In FIG. 2, a set of coplanar tiles 110 and 130 are surrounded by tiles 140 and 150 which are angled in, forming a convex surface which is symmetrical around its center point in his case, tile 115. An alternative embodiment would be a true non-segmented paraboloid or ellipsoid, with the entire array of elements formed onto a curved surface.

In an embodiment used for scanning people, the volume to be scanned may be thought of as cylindrical in nature, and antenna array 100 need form a convex shape such as a parabola 120 in two dimensions. In a system where the target volume is spherical in nature, antenna array 100 should form a convex shape in three dimensions. This shape can be a sphere, a cylinder, an ellipsoid, a paraboloid, or a piecewise-planar approximation of any of these.

The principles of the present invention pertain equally to not only continuous-phase transmit or receive arrays, but also to other modalities such as reflectarrays, transmission (lens) arrays, binary-phase arrays, and so on. As an example, in a reflectarray geometry, the convex shape is chosen to focus the feedhorn to the sweet spot of the pattern i.e. the feedhorn and the scan center are conjugate foci. An ellipsoid is the preferred shape in this case.

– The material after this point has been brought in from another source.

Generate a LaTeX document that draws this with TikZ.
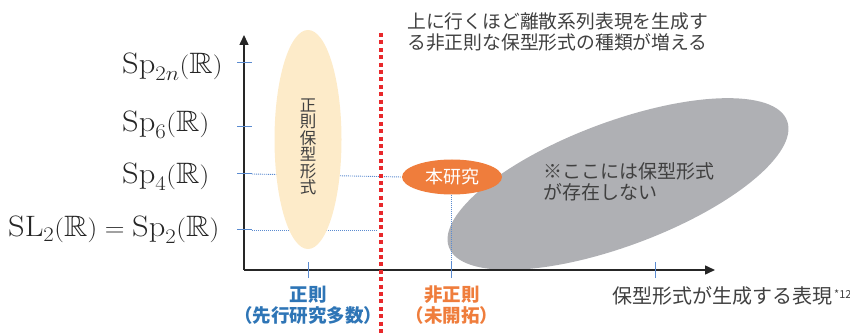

While the embodiments of the present invention have been illustrated in detail, it should be apparent that modifications and adaptations to these embodiments may occur to one skilled in the art without departing from the scope of the present invention as set forth in the following claims.

Claims

1. A phased array antenna operating at a wavelength λ comprising: a plurality of antenna elements arranged into an array, where the antenna elements are arranged to be convex in at least one direction, and spaced greater than λ/2 in the convex direction.

2. The phased array antenna of claim 1 where the array operates with a maximum scan angle of less than π/2 radians in the convex direction.

3. The phased array antenna of claim 2 where the antenna elements are arranged to be piecewise-convex in at least one direction.

4. The phased array antenna of claim 1 where the convexity approaches a parabola.

5. The phased array antenna of claim 1 where the convexity approaches an ellipse.

6. The phased array antenna of claim 1 where the convexity approaches a circle.

7. The phased array antenna of claim 1 where the antenna elements are arranged to be convex in three dimensions.

8. The phased array antenna of claim 1 where the array is an active array.

9. The phased army antenna of claim 1 where the array is a passive array.

10. The phased array antenna of claim 1 where the array is a transmissive array.

11. The phased army antenna of claim 1 where the array is a reflector array.

12. The phased array antenna of claim 1 where the array is a passive programmable reflector array.